- [Exercise]
Exactly repeat the material, dropping only the pictures.

- [Data lines]
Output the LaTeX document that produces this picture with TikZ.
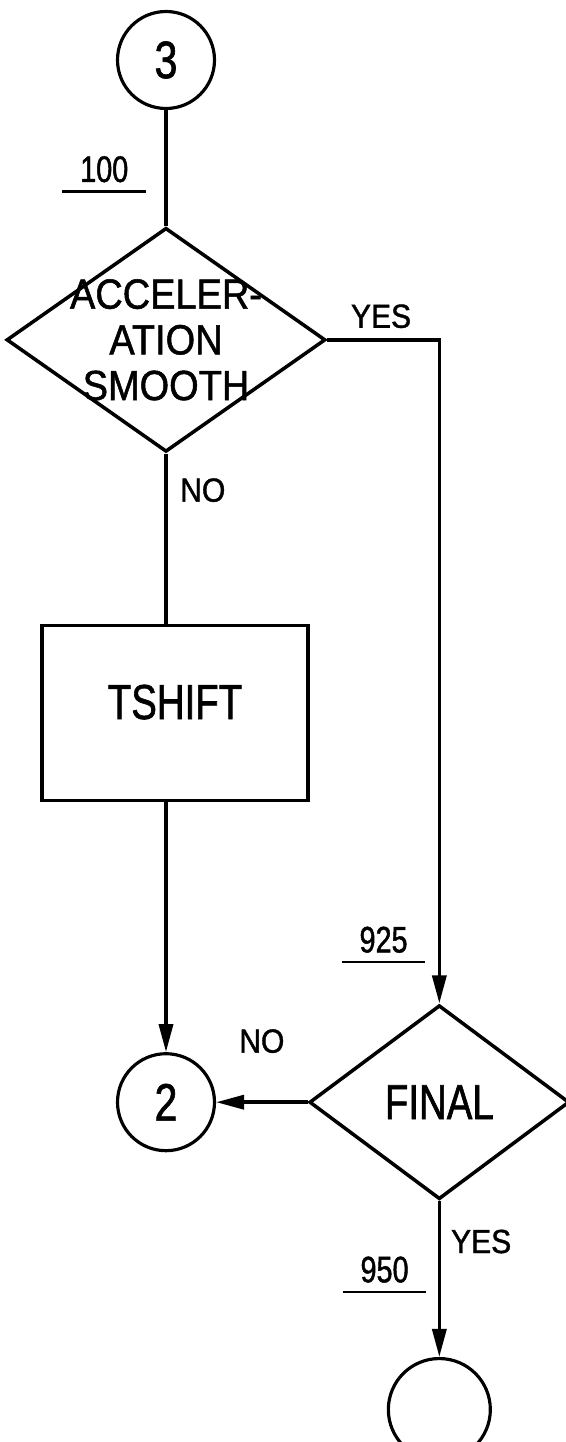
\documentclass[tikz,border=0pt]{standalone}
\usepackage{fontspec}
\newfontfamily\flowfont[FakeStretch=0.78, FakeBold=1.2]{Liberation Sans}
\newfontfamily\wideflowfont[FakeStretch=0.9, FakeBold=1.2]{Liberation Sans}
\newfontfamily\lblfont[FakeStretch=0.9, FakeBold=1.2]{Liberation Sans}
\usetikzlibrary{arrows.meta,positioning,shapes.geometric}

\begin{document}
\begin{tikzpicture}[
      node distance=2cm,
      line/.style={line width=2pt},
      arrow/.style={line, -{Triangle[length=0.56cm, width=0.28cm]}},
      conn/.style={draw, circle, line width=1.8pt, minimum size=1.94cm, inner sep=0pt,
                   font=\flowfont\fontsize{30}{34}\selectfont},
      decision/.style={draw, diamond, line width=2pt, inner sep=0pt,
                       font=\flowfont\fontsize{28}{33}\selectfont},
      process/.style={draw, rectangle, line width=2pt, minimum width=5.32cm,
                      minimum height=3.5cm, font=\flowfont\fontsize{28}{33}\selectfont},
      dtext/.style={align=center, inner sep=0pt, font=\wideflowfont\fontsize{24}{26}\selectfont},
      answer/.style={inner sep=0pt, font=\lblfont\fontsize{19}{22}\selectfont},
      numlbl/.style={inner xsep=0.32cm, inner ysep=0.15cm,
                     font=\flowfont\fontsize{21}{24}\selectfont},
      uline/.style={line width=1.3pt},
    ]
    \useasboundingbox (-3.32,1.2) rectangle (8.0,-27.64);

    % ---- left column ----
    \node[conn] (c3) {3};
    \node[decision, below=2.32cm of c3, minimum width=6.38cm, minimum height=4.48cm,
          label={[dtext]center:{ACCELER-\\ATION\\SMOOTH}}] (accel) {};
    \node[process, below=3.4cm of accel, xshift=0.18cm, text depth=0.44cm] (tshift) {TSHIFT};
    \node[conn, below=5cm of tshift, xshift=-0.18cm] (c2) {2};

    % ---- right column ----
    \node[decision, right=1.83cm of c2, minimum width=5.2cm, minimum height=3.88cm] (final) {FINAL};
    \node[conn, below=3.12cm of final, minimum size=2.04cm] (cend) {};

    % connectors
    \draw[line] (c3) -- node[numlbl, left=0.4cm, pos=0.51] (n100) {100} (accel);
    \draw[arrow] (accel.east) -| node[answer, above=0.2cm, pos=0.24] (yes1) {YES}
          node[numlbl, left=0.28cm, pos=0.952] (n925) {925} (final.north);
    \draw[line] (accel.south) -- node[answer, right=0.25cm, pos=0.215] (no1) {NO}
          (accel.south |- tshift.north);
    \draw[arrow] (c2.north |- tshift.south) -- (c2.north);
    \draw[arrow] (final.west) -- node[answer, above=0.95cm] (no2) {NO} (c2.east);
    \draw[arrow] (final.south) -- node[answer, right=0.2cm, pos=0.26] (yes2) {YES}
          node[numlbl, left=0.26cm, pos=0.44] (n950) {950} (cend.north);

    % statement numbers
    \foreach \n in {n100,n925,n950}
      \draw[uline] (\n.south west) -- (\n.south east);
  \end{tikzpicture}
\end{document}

- [Task output]
Output the LaTeX document that produces this picture with TikZ.
\documentclass[tikz,border=0pt]{standalone}
\usepackage{fontspec}
\newfontfamily\flowfont[FakeStretch=0.78, FakeBold=1.2]{Liberation Sans}
\newfontfamily\wideflowfont[FakeStretch=0.9, FakeBold=1.2]{Liberation Sans}
\newfontfamily\lblfont[FakeStretch=0.9, FakeBold=1.2]{Liberation Sans}
\usetikzlibrary{arrows.meta,positioning,shapes.geometric}

\begin{document}
\begin{tikzpicture}[
      node distance=2cm,
      line/.style={line width=2pt},
      arrow/.style={line, -{Triangle[length=0.56cm, width=0.28cm]}},
      conn/.style={draw, circle, line width=1.8pt, minimum size=1.94cm, inner sep=0pt,
                   font=\flowfont\fontsize{30}{34}\selectfont},
      decision/.style={draw, diamond, line width=2pt, inner sep=0pt,
                       font=\flowfont\fontsize{28}{33}\selectfont},
      process/.style={draw, rectangle, line width=2pt, minimum width=5.32cm,
                      minimum height=3.5cm, font=\flowfont\fontsize{28}{33}\selectfont},
      dtext/.style={align=center, inner sep=0pt, font=\wideflowfont\fontsize{24}{26}\selectfont},
      answer/.style={inner sep=0pt, font=\lblfont\fontsize{19}{22}\selectfont},
      numlbl/.style={inner xsep=0.32cm, inner ysep=0.15cm,
                     font=\flowfont\fontsize{21}{24}\selectfont},
      uline/.style={line width=1.3pt},
    ]
    \useasboundingbox (-3.32,1.2) rectangle (8.0,-27.64);

    % ---- left column ----
    \node[conn] (c3) {3};
    \node[decision, below=2.32cm of c3, minimum width=6.38cm, minimum height=4.48cm,
          label={[dtext]center:{ACCELER-\\ATION\\SMOOTH}}] (accel) {};
    \node[process, below=3.4cm of accel, xshift=0.18cm, text depth=0.44cm] (tshift) {TSHIFT};
    \node[conn, below=5cm of tshift, xshift=-0.18cm] (c2) {2};

    % ---- right column ----
    \node[decision, right=1.83cm of c2, minimum width=5.2cm, minimum height=3.88cm] (final) {FINAL};
    \node[conn, below=3.12cm of final, minimum size=2.04cm] (cend) {};

    % connectors
    \draw[line] (c3) -- node[numlbl, left=0.4cm, pos=0.51] (n100) {100} (accel);
    \draw[arrow] (accel.east) -| node[answer, above=0.2cm, pos=0.24] (yes1) {YES}
          node[numlbl, left=0.28cm, pos=0.952] (n925) {925} (final.north);
    \draw[line] (accel.south) -- node[answer, right=0.25cm, pos=0.215] (no1) {NO}
          (accel.south |- tshift.north);
    \draw[arrow] (c2.north |- tshift.south) -- (c2.north);
    \draw[arrow] (final.west) -- node[answer, above=0.95cm] (no2) {NO} (c2.east);
    \draw[arrow] (final.south) -- node[answer, right=0.2cm, pos=0.26] (yes2) {YES}
          node[numlbl, left=0.26cm, pos=0.44] (n950) {950} (cend.north);

    % statement numbers
    \foreach \n in {n100,n925,n950}
      \draw[uline] (\n.south west) -- (\n.south east);
  \end{tikzpicture}
\end{document}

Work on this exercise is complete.